AVAILABLE DATA |
** START **

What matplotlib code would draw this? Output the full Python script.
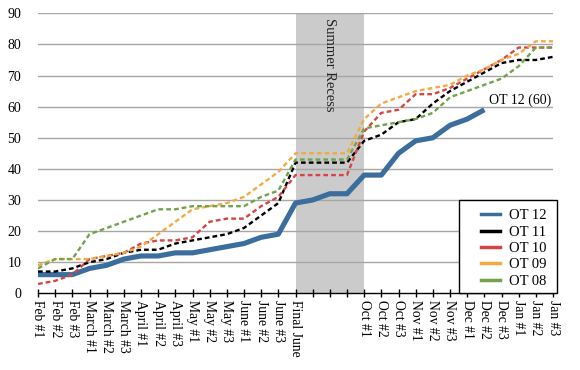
import matplotlib
matplotlib.use("Agg")
import matplotlib.pyplot as plt
from matplotlib.lines import Line2D
from matplotlib.patches import Rectangle

plt.rcParams['font.family'] = ['Liberation Serif', 'DejaVu Serif']

categories = ['Feb #1', 'Feb #2', 'Feb #3', 'March #1', 'March #2', 'March #3',
              'April #1', 'April #2', 'April #3', 'May #1', 'May #2', 'May #3',
              'June #1', 'June #2', 'June #3', 'Final June', '', '', '',
              'Oct #1', 'Oct #2', 'Oct #3', 'Nov #1', 'Nov #2', 'Nov #3',
              'Dec #1', 'Dec #2', 'Dec #3', 'Jan #1', 'Jan #2', 'Jan #3']

ot12 = [6, 6, 6, 8, 9, 11, 12, 12, 13, 13, 14, 15, 16, 18, 19, 29,
        30, 32, 32, 38, 38, 45, 49, 50, 54, 56, 59]
ot11 = [7, 7, 8, 10, 11, 13, 14, 14, 16, 17, 18, 19, 21, 25, 29, 42,
        42, 42, 42, 49, 51, 55, 56, 61, 65, 68, 71, 74, 75, 75, 76]
ot10 = [3, 4, 6, 11, 12, 13, 16, 17, 17, 18, 23, 24, 24, 28, 31, 38,
        38, 38, 38, 52, 58, 59, 64, 64, 66, 69, 72, 75, 79, 79, 79]
ot09 = [9, 11, 11, 11, 12, 13, 15, 19, 23, 27, 28, 29, 31, 35, 39, 45,
        45, 45, 45, 56, 61, 63, 65, 66, 67, 70, 72, 75, 77, 81, 81]
ot08 = [8, 11, 11, 19, 21, 23, 25, 27, 27, 28, 28, 28, 28, 31, 33, 43,
        43, 43, 43, 53, 54, 55, 56, 58, 63, 65, 67, 69, 73, 79, 79]

series_names = ['OT 12', 'OT 11', 'OT 10', 'OT 09', 'OT 08']
recess_start = 'Final June'
recess_end = 'Oct #1'
recess_label = 'Summer Recess'
end_label = 'OT 12 (60)'

colors = ['#3B6E9C', '#000000', '#D64545', '#F2AA42', '#72A24C']

fig = plt.figure(figsize=(5.8, 3.7), dpi=100)
ax = fig.add_axes([38/580, (370-293.3)/370, (553-38)/580, (293.3-13.3)/370])

x = list(range(len(categories)))
i0 = categories.index(recess_start)
i1 = categories.index(recess_end)
ax.axvspan(i0, i1, color='#CBCBCB', zorder=0.2, lw=0)

data = [ot12, ot11, ot10, ot09, ot08]
for k, (name, vals, c) in enumerate(zip(series_names, data, colors)):
    xs = x[:len(vals)]
    if k == 0:
        ax.plot(xs, vals, color=c, lw=3.7, solid_joinstyle='round',
                solid_capstyle='butt', zorder=3)
    else:
        ax.plot(xs, vals, color=c, lw=1.7, dashes=(2.0, 1.3), zorder=3 + k)

ax.set_xlim(0, len(categories) - 1)
ax.set_ylim(0, 90)
ax.set_yticks(range(0, 91, 10))
ax.set_xticks(x)
ax.set_xticklabels(categories, rotation=-90, fontsize=9.8, va='top', ha='center')
ax.tick_params(axis='x', direction='inout', length=6, width=1, color='black', pad=2)
ax.tick_params(axis='y', length=0, pad=12, labelsize=10)

for v in range(10, 91, 10):
    ax.axhline(v, color='#A6A6A6', lw=1, zorder=0.5)

for s in ['left', 'right', 'top']:
    ax.spines[s].set_visible(False)
ax.spines['bottom'].set_color('black')
ax.spines['bottom'].set_linewidth(1)
ax.spines['bottom'].set_zorder(10)

ax.text((i0 + i1) / 2, 88.5, recess_label, rotation=-90, ha='center', va='top',
        fontsize=10.5, color='#222222', zorder=6)
ax.text(len(ot12) - 1 + 0.25, 62, end_label, ha='left', va='center',
        fontsize=10, color='black', zorder=6)

# legend frame
fig.patches.append(Rectangle((459/580, (370-293)/370), 98/580, 93/370,
                             transform=fig.transFigure, facecolor='white',
                             edgecolor='black', lw=1, zorder=20))
handles = [Line2D([0], [0], color=c, lw=2.5) for c in colors]
leg = fig.legend(handles, series_names, loc='upper left',
                 bbox_to_anchor=(481/580, (370-209)/370), frameon=False,
                 fontsize=10.5, handlelength=1.3, handletextpad=0.65,
                 labelspacing=0.22, borderpad=0, borderaxespad=0)
leg.set_zorder(21)

fig.savefig('out.png', dpi=100)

** END **

PROBLEM DESCRIPTION | Give again exactly the lines running from the beginning of the material above through the line that contains "#2', 'Jan #3']", and leave out every picture.

CORRECT RESPONSE |
What matplotlib code would draw this? Output the full Python script.
import matplotlib
matplotlib.use("Agg")
import matplotlib.pyplot as plt
from matplotlib.lines import Line2D
from matplotlib.patches import Rectangle

plt.rcParams['font.family'] = ['Liberation Serif', 'DejaVu Serif']

categories = ['Feb #1', 'Feb #2', 'Feb #3', 'March #1', 'March #2', 'March #3',
              'April #1', 'April #2', 'April #3', 'May #1', 'May #2', 'May #3',
              'June #1', 'June #2', 'June #3', 'Final June', '', '', '',
              'Oct #1', 'Oct #2', 'Oct #3', 'Nov #1', 'Nov #2', 'Nov #3',
              'Dec #1', 'Dec #2', 'Dec #3', 'Jan #1', 'Jan #2', 'Jan #3']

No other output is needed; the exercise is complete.